■ What the task requires ■
Note each line where "with" appears, and copy it.

·····

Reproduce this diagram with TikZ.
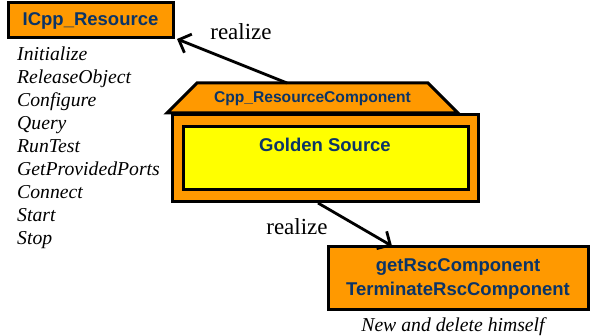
\documentclass[tikz,border=0pt]{standalone}
\usepackage{fontspec}
\setmainfont{Liberation Serif}
\setsansfont{Liberation Sans}
\usetikzlibrary{arrows.meta}
\definecolor{boxorange}{HTML}{FF9900}
\definecolor{boxyellow}{HTML}{FFFF00}
\definecolor{labelblue}{HTML}{0B3467}
\tikzset{
  umlbox/.style={draw=black, line width=3pt, fill=boxorange, inner sep=0pt},
  boxtext/.style={font=\sffamily\bfseries\fontsize{18.5}{24}\selectfont, text=labelblue},
  smalltext/.style={font=\sffamily\bfseries\fontsize{15.6}{18}\selectfont, text=labelblue},
  optext/.style={font=\itshape\fontsize{19.7}{23}\selectfont, anchor=base west, inner sep=0pt},
  reltext/.style={font=\fontsize{23}{26}\selectfont, inner sep=0pt},
  realizes/.style={line width=2.8pt, -{Straight Barb[length=10pt,width=20pt,line width=2.8pt]}}
}
\begin{document}
\begin{tikzpicture}[x=1pt,y=-1pt]
\useasboundingbox (0,0) rectangle (590,336);

% interface box and its operations
\node[umlbox, boxtext, minimum width=165pt, minimum height=35pt] (iface) at (90.5,20.5) {ICpp\_Resource};
\foreach \op [count=\i] in {Initialize,ReleaseObject,Configure,Query,RunTest,GetProvidedPorts,Connect,Start,Stop}
  \node[optext] (op\i) at (17,{61+23*(\i-1)}) {\op};

% component: roof with its name, body and inner part
\draw[line width=3pt, fill=boxorange, line join=miter] (197,83) -- (428,83) -- (458,113) -- (167,113) -- cycle;
\node[smalltext] (roof) at (312.5,99) {Cpp\_ResourceComponent};
\node[umlbox, minimum width=306pt, minimum height=87pt] (body) at (325,158.5) {};
\node[draw=black, line width=3pt, fill=boxyellow, minimum width=285pt, minimum height=63pt, inner sep=0pt] (golden) at (325.5,158.5) {};
\node[boxtext] (goldlabel) at (325,145) {Golden Source};

% factory box
\node[umlbox, boxtext, align=center, minimum width=260pt, minimum height=63pt] (impl) at (458,278.5) {getRscComponent\\TerminateRscComponent};
\node[font=\itshape\fontsize{19.7}{23}\selectfont, inner sep=0pt] (note) at (453,327) {New and delete himself};

% realization arrows
\coordinate (from1) at (287,83);
\coordinate (to1) at (177,39);
\draw[realizes] (from1) -- (to1);
\node[reltext] (real1) at (241,32) {realize};

\coordinate (from2) at (318,203);
\coordinate (to2) at (392,246);
\draw[realizes] (from2) -- (to2);
\node[reltext] (real2) at (297,227) {realize};
\end{tikzpicture}
\end{document}
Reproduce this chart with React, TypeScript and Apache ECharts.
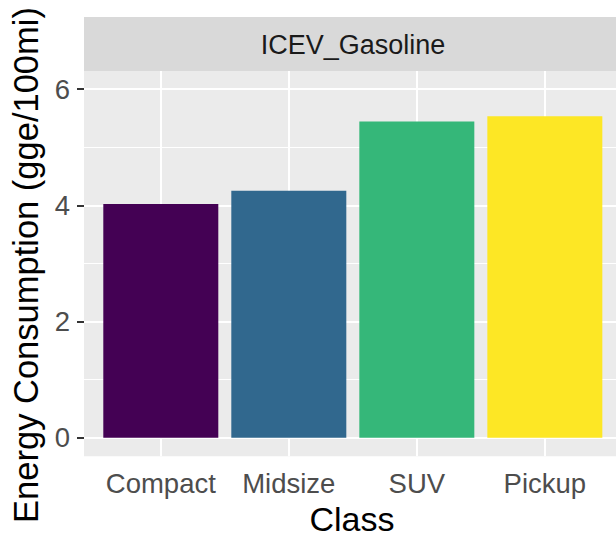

·····

■ Final result ■
Reproduce this diagram with TikZ.
% component: roof with its name, body and inner part
Reproduce this chart with React, TypeScript and Apache ECharts.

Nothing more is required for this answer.